BRAVO Mr. WINKS... you hit the nail on the head... The brokerage industry doesn't just say it, they mean it to be a factual representation of their business model.

Now, read it over and over until it sinks in... and if any broker is giving "personalized investment advice" WITHOUT first being registered as an investment adviser, then throw him/her out of the business.

The stupidity of creating ANOTHER fiduciary offering personalized investment advice, but under a different registration than the 65 is bloody daft and I'm saddened that so many clever people in the world can't see just how plain stupid this crusade is and how ignorant they all look, well either ignorant of the facts, or selfish, self centered and stupid.

Again I call upon the FP coalition to recognize this, stop this silly, childish nonsense and EITHER:

1. recognize that "brokers neither render advice nor have any ongoing responsibilities associated with their recommendations" and do not need to be fiduciaries, OR,

2. Prove that brokers ARE rendering personalized investment advice without being registered as investment advisers and have them sued out of the business, OR

3. declare that one cannot be a broker any more in the 21st. Century because of the complexities of the products and the demands of consumers and, campaign for the elimination of the series 6, 7, 24, 8, & 22, among other registrations, while making all brokers fiduciary investment advisers. Who cares if consumers pay more, who cares if the middle and lower classes are left behind!

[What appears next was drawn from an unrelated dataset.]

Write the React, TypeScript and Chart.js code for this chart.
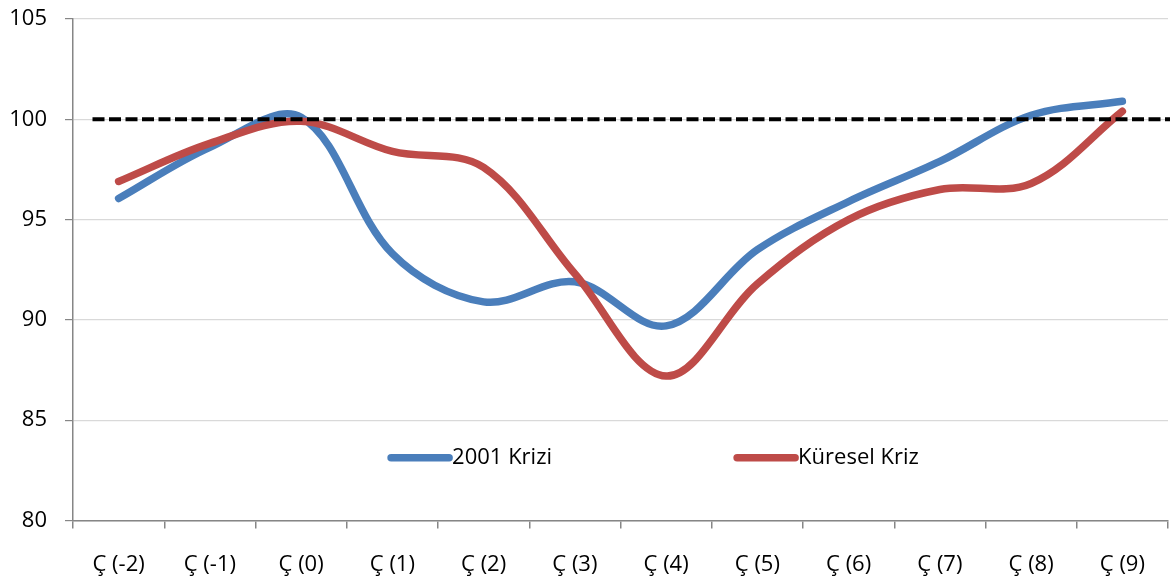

Of course when it comes to the coalition, I like option 4 best, Namely:

4. BUTT OUT of the already heavily regulated securities industry, mind your own business, let the SEC and FINRA do their jobs and get on with the business of promoting a profession of "financial planning" for a change, interfering busybodies that you all are! We don't pay licensing fees as CFP® Certificants to have you ponces interfering in already regulated professions, we pay them in the hope you'll finally get your act together, change course and promote the hell out of financial planning, not bloody investment advice!